### REQUEST
Show every line containing "this" by copying it.
———
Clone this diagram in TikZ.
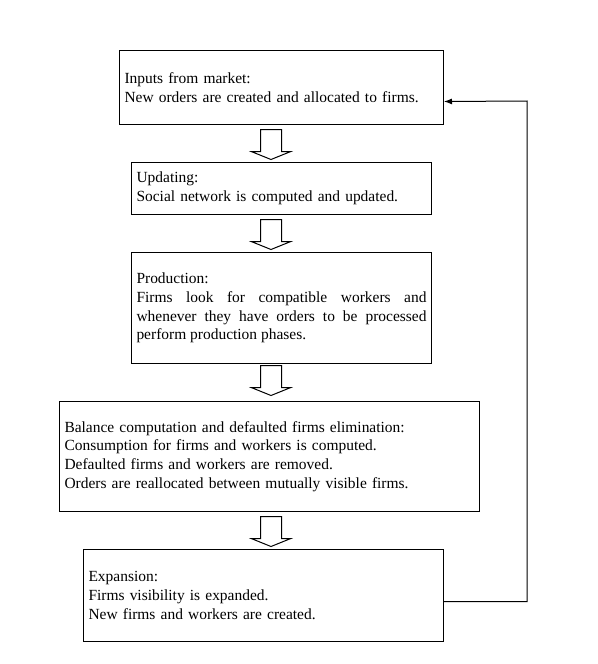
\documentclass[tikz,border=0pt]{standalone}
\usepackage{fontspec}
\setmainfont{Liberation Serif}
\usetikzlibrary{arrows,arrows.meta,shapes,positioning}

\tikzset{
  stage/.style={draw, line width=0.75pt, anchor=north west, inner xsep=3.75pt, inner ysep=0pt, text width=#1, align=left, font=\fontsize{11.6pt}{14pt}\selectfont},
  flow/.style={single arrow, draw, line width=0.75pt, shape border rotate=270, anchor=tail, minimum height=22.5pt, single arrow head extend=6.8pt, single arrow tip angle=136, inner sep=7.5pt}
}

\begin{document}
\begin{tikzpicture}[x=0.75pt,y=-0.75pt]
\useasboundingbox (0,0) rectangle (598,664);
\node[stage=235.5pt, minimum height=55.5pt] (inputs) at (119,50) {Inputs from market:\\ New orders are created and allocated to firms.};
\node[stage=217.5pt, minimum height=39pt] (updating) at (131,162) {Updating:\\ Social network is computed and updated.};
\node[stage=217.5pt, minimum height=83.25pt, align=justify] (production) at (131,252) {Production:\\ Firms look for compatible workers and\linebreak whenever they have orders to be processed\linebreak perform production phases.};
\node[stage=307.5pt, minimum height=82.5pt] (balance) at (59,401) {Balance computation and defaulted firms elimination:\\ Consumption for firms and workers is computed.\\ Defaulted firms and workers are removed.\\ Orders are reallocated between mutually visible firms.};
\node[stage=262.5pt, minimum height=69pt] (expansion) at (83,549) {Expansion:\\ Firms visibility is expanded.\\ New firms and workers are created.};
% block arrows between the stages
\node[flow] (flow1) at (271,129) {};
\node[flow] (flow2) at (271,219) {};
\node[flow] (flow3) at (271,365) {};
\node[flow] (flow4) at (271,516) {};
% back to the start
\coordinate (loop) at (527,101);
\draw[line width=0.75pt,-{Latex[length=6pt,width=4.5pt]}] ([yshift=-4.5pt]expansion.east) -| (loop) -- ([yshift=-10.5pt]inputs.east);
\end{tikzpicture}
\end{document}
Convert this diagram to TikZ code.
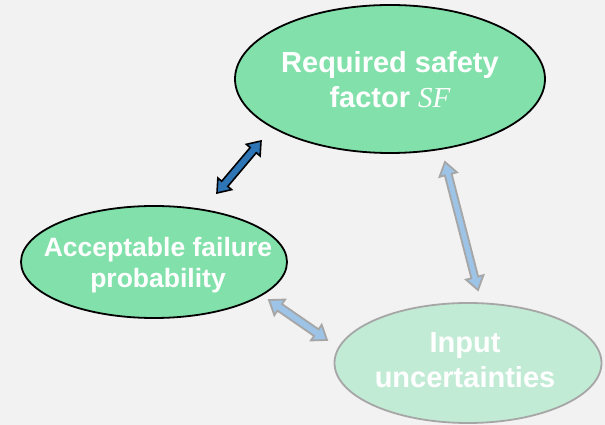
\documentclass[tikz,border=0pt]{standalone}
\usepackage{fontspec}
\setmainfont{Liberation Sans}
\newfontfamily\symbolserif{Liberation Serif}
\usetikzlibrary{shapes.geometric,calc}

\definecolor{canvas}{HTML}{F2F2F2}
\definecolor{mint}{HTML}{82E0AA}
\definecolor{palemint}{HTML}{C2EBD5}
\definecolor{rimgray}{HTML}{A6A6A6}
\definecolor{deepblue}{HTML}{2E75B6}
\definecolor{skyblue}{HTML}{9DC3E6}

% double-headed block arrow: style, from, to, head length, head half-width, shaft half-width
\newcommand\twinarrow[6]{%
  \draw[#1] (#2)
    -- ($(#2)!#4!(#3)!#5!90:(#3)$)
    -- ($(#2)!#4!(#3)!#6!90:(#3)$)
    -- ($(#3)!#4!(#2)!#6!-90:(#2)$)
    -- ($(#3)!#4!(#2)!#5!-90:(#2)$)
    -- (#3)
    -- ($(#3)!#4!(#2)!#5!90:(#2)$)
    -- ($(#3)!#4!(#2)!#6!90:(#2)$)
    -- ($(#2)!#4!(#3)!#6!-90:(#3)$)
    -- ($(#2)!#4!(#3)!#5!-90:(#3)$)
    -- cycle;}

\begin{document}
\begin{tikzpicture}[x=1pt,y=1pt,
  bubble/.style={ellipse, draw=black, line width=1.8pt, fill=mint},
  palebubble/.style={bubble, draw=rimgray, fill=palemint},
  caption/.style={text=white, align=center, inner sep=0pt},
  bigcaption/.style={caption, font={\fontsize{29}{35}\selectfont\bfseries}},
  midcaption/.style={caption, font={\fontsize{26.5}{30.5}\selectfont\bfseries}},
  darkarrow/.style={fill=deepblue, draw=black, line width=1.6pt, miter limit=10},
  lightarrow/.style={fill=skyblue, draw=rimgray, line width=1.8pt, miter limit=10}]

  \fill[canvas] (0,0) rectangle (605,425);
  \useasboundingbox (0,0) rectangle (605,425);

  \node[bubble, minimum width=310pt, minimum height=148pt,
    label={[bigcaption, yshift=-1pt]center:Required safety\\factor {\symbolserif\itshape\mdseries SF}}]
    (sf) at (390,346) {};
  \node[bubble, minimum width=266pt, minimum height=112pt,
    label={[midcaption, xshift=4pt, yshift=-3pt]center:Acceptable failure\\probability}]
    (pf) at (154,163) {};
  \node[palebubble, minimum width=267pt, minimum height=120pt,
    label={[bigcaption, xshift=-3pt, yshift=3pt]center:Input\\uncertainties}]
    (iu) at (468,62) {};

  \coordinate (d1) at (217,232);
  \coordinate (d2) at (261,284);
  \coordinate (r1) at (445,263);
  \coordinate (r2) at (478,135);
  \coordinate (b1) at (269,125);
  \coordinate (b2) at (327,85);

  \twinarrow{darkarrow}{d1}{d2}{12pt}{9pt}{4pt}
  \twinarrow{lightarrow}{r1}{r2}{13pt}{9pt}{3.5pt}
  \twinarrow{lightarrow}{b1}{b2}{13pt}{9.5pt}{4pt}
\end{tikzpicture}
\end{document}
———
### THE OUTPUT
Clone this diagram in TikZ.
Convert this diagram to TikZ code.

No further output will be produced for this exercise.